We may redeem the New Notes of each series in whole or in part at any time and from time to time prior to (i) in the case of the 2031 Notes, September 1, 2031, and (ii) in the case of the 2051 Notes, June 1, 2051 (the date with respect to each such series, the “Applicable Par Call Date”), in each case, at a “make-whole” price described in the Second Supplemental Indenture plus accrued and unpaid interest to, but excluding, the date of redemption. In addition, on or after the Applicable Par Call Date, we may redeem the New Notes of the applicable series, at any time in whole or from time to time in part, at a redemption price equal to 100% of the principal amount thereof.
In the event of a Change of Control Triggering Event (as defined in the Second Supplemental Indenture) with respect to any series, the holders of the New Notes of such series may require us to purchase for cash all or a portion of their New Notes of such series at a purchase price equal to 101% of the principal amount of such New Notes, plus accrued and unpaid interest, if any, to, but excluding, the date of repurchase. The Indenture limits our ability and that of our subsidiaries, subject to significant baskets and exceptions, to incur certain secured debt. The Indenture also provides for events of default which, if any of them occurs, would permit or require the principal of and accrued interest on the New Notes to become or to be declared due and payable, as applicable.
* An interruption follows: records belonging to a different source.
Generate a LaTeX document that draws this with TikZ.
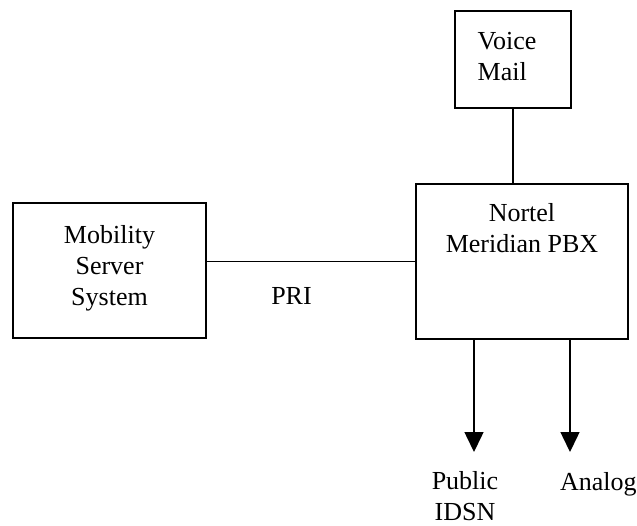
\documentclass[tikz,border=0pt]{standalone}
\usepackage{fontspec}
\setmainfont{Liberation Serif}
\usetikzlibrary{arrows.meta}
\begin{document}
\begin{tikzpicture}[x=0.5pt,y=-0.5pt,
  box/.style={draw, line width=0.75pt, inner sep=0pt, outer sep=0pt},
  lbl/.style={font=\fontsize{13}{15.5}\selectfont, inner sep=0pt, outer sep=0pt, align=center},
  conn/.style={line width=0.75pt},
  arr/.style={line width=0.75pt, -{Triangle[width=9.5pt,length=10pt]}}]
\useasboundingbox (0,0) rectangle (637,525);
% boxes
\node[box, minimum width=96.5pt, minimum height=67.5pt] (mob) at (109.5,270.5) {};
\node[box, minimum width=58pt, minimum height=48.5pt] (vm) at (513,59.5) {};
\node[box, minimum width=106pt, minimum height=77.5pt] (pbx) at (522,261.5) {};
% texts
\node[lbl] (mobt) at (109.5,268) {Mobility\\Server\\System};
\node[lbl, align=left] (vmt) at (507,57) {Voice\\Mail};
\node[lbl] (pbxt) at (522,228.5) {Nortel\\Meridian PBX};
\node[lbl] (idsn) at (465,496.5) {Public\\IDSN};
\node[lbl, anchor=base west] (analog) at (560,490) {Analog};
\node[lbl, anchor=base] (pri) at (291.5,304) {PRI};
% arrow tips
\coordinate (tip1) at (474,452);
\coordinate (tip2) at (570,452);
% connectors
\draw[conn] (vm.south) -- (vm.south |- pbx.north);
\draw[conn] (mob.east |- pbx.west) -- (pbx.west);
\draw[arr] (pbx.south -| tip1) -- (tip1);
\draw[arr] (pbx.south -| tip2) -- (tip2);
\end{tikzpicture}
\end{document}
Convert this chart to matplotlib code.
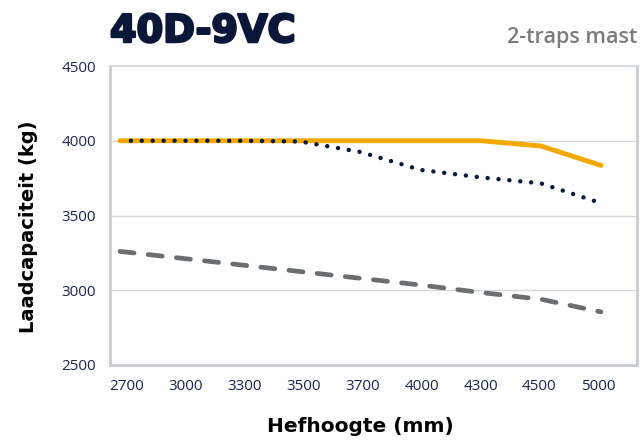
import matplotlib
matplotlib.use("Agg")
import matplotlib.pyplot as plt
import matplotlib.patheffects as pe
import numpy as np

categories = ["2700", "3000", "3300", "3500", "3700", "4000", "4300", "4500", "5000"]
series_orange = [4000, 4000, 4000, 4000, 4000, 4000, 4000, 3965, 3835]
series_dotted = [4000, 4000, 4000, 3995, 3925, 3805, 3755, 3715, 3583]
series_dashed = [3260, 3215, 3170, 3125, 3080, 3035, 2985, 2940, 2855]
yticks = [2500, 3000, 3500, 4000, 4500]

NAVY = "#0b1738"
ORANGE = "#f5a800"
GRAY = "#6b6e70"
FRAME = "#c9cdd1"

fig = plt.figure(figsize=(6.42, 4.41), dpi=100)
ax = fig.add_axes([110/642, 1-365/441, 527/642, 299/441])

x = np.arange(len(categories))
ax.plot(x, series_orange, color=ORANGE, lw=3.5, solid_capstyle="round", zorder=3)
ax.plot(x, series_dotted, color=NAVY, lw=3.2, linestyle=(0.02, (0.01, 2.45)),
        dash_capstyle="round", zorder=4)
ax.plot(x, series_dashed, color=GRAY, lw=3.4, linestyle=(0, (3.0, 3.0)),
        dash_capstyle="round", zorder=3)

ax.set_xlim(-0.166, 8.6)
ax.set_ylim(2500, 4500)
ax.set_yticks(yticks)
ax.set_yticklabels([str(v) for v in yticks])
ax.set_xticks(0.116 + 0.98*x)
ax.set_xticklabels(categories)
ax.tick_params(axis="both", length=0, labelsize=11, labelcolor="#1a2550")
ax.tick_params(axis="y", pad=10)
ax.tick_params(axis="x", pad=10)
for t in ax.get_xticklabels() + ax.get_yticklabels():
    t.set_fontfamily("Open Sans")

for yv in [3000, 3500, 4000]:
    ax.axhline(yv, color="#d5d7d9", lw=1.0, zorder=1)

for s in ["left", "bottom", "right"]:
    ax.spines[s].set_color(FRAME)
    ax.spines[s].set_linewidth(2.0)
ax.spines["top"].set_color("#d8dbde")
ax.spines["top"].set_linewidth(1.5)

fig.text(29/642, 1-227/441, "Laadcapaciteit (kg)", rotation=90, ha="center", va="center",
         fontsize=14, fontweight="bold", color="black", family="DejaVu Sans")
fig.text(360/642, 1-426/441, "Hefhoogte (mm)", ha="center", va="center",
         fontsize=14.5, fontweight="bold", color="black", family="DejaVu Sans")

fig.text(110/642, 1-42/441, "40D-9VC", ha="left", va="baseline",
         fontsize=27.5, fontweight="bold", color=NAVY, family="DejaVu Sans",
         path_effects=[pe.withStroke(linewidth=1.8, foreground=NAVY)])
fig.text(637/642, 1-43.5/441, "2-traps mast", ha="right", va="baseline",
         fontsize=15.5, fontweight="semibold", color="#7a7c7e", family="Open Sans")

fig.savefig("out.png", dpi=100)
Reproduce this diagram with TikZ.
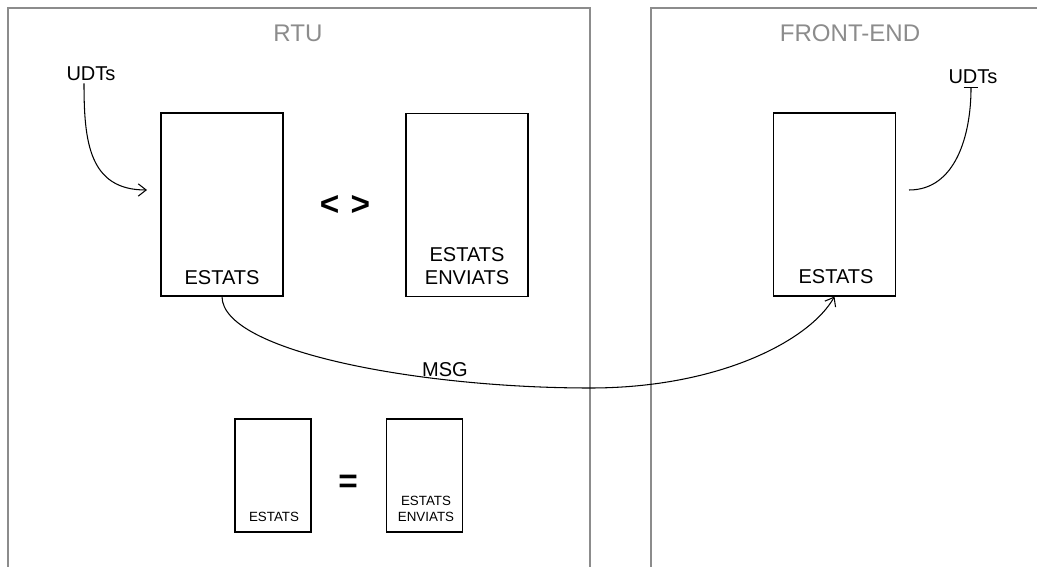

Repayments of Long-term Debt
In the fourth quarter of fiscal 2021, we used the proceeds from the offering of the New Notes discussed above to redeem the $1.0 billion 2023 Notes. We incurred a redemption premium of $43.8 million in connection with the early redemption of the 2023 Notes and accelerated the expensing of $2.7 million of amortizable non-cash deferred financing and original issue discount costs, which are reflected in “Interest expense, net” within the accompanying Consolidated Statements of Operations for the year ended January 29, 2022.
Debt Covenants
As of February 3, 2024, we were in compliance with the debt covenants for both our short-term borrowings and long-term debt.